0

I have a pandas dataframe df1 which has an index, and a column of lists and looks like:

index   IDList
0   [1,3,5,7]
1   [2,4,5,8]
2   [6,8,9]
3   [1,2]

I have another pandas dataframe df2 which has NewID as the index, and a column of lists which looks like this:

NewID   IDList
1       [3]
2       [4,5]
3       [1,7]
4       [2]
5       [9,3]
6       [8]
7       [6]

What I need to do is if any of the items in df1.IDList exist in df2.IDList, then return a list of the relevant df2.NewID.

So the returned d1 dataframe would look like:

index   IDList      NewID
0       [1,3,5,7]   [3,1,2,3,5]
1       [2,4,5,8]   [4,2,2,6]
2       [6,8,9]     [7,6,5]
3       [1,2]       [3,4]

EDIT: Note that in df2 there can be ID in IDList that occurs in multiple rows (see ID 3 from df1.IDList and where ID 3 shows up in df2 rows 1 AND 5)

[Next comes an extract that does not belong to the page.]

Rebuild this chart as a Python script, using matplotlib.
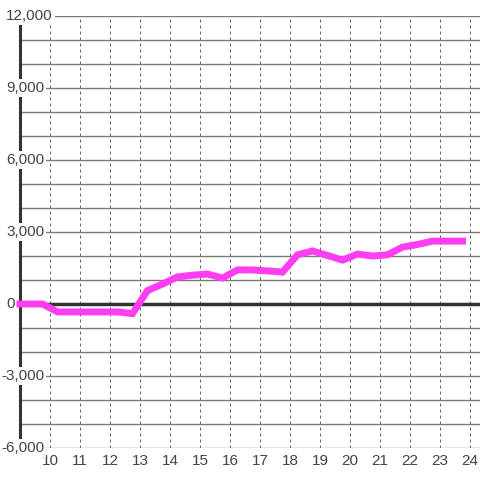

I was thinking some kind of np.where statement which incorporates 'any' and a list comprehension? but uncertain how to apply for each IDList in df1 where it looks at the whole of df2.IDList. Maybe some kind of .stack()? or .melt()? This would be easy in a spreadsheet with a vlookup of df2...

Help appreciated...

clg4
  • 2,863
  • 6
  • 27
  • 32

1 Answers1

1
# expand and map ids from IDList to NewID
flat_ids = pd.DataFrame({
    "NewID": pd.np.repeat(df2.NewID, df2.IDList.str.len().tolist()),
    "IDList": [x for l in df2.IDList for x in l]
}).set_index("IDList").NewID

# extract ids from flat ids using loc
df1['NewID'] = df1['IDList'].map(lambda x: flat_ids.loc[x].tolist())

enter image description here

Psidom
  • 209,562
  • 33
  • 339
  • 356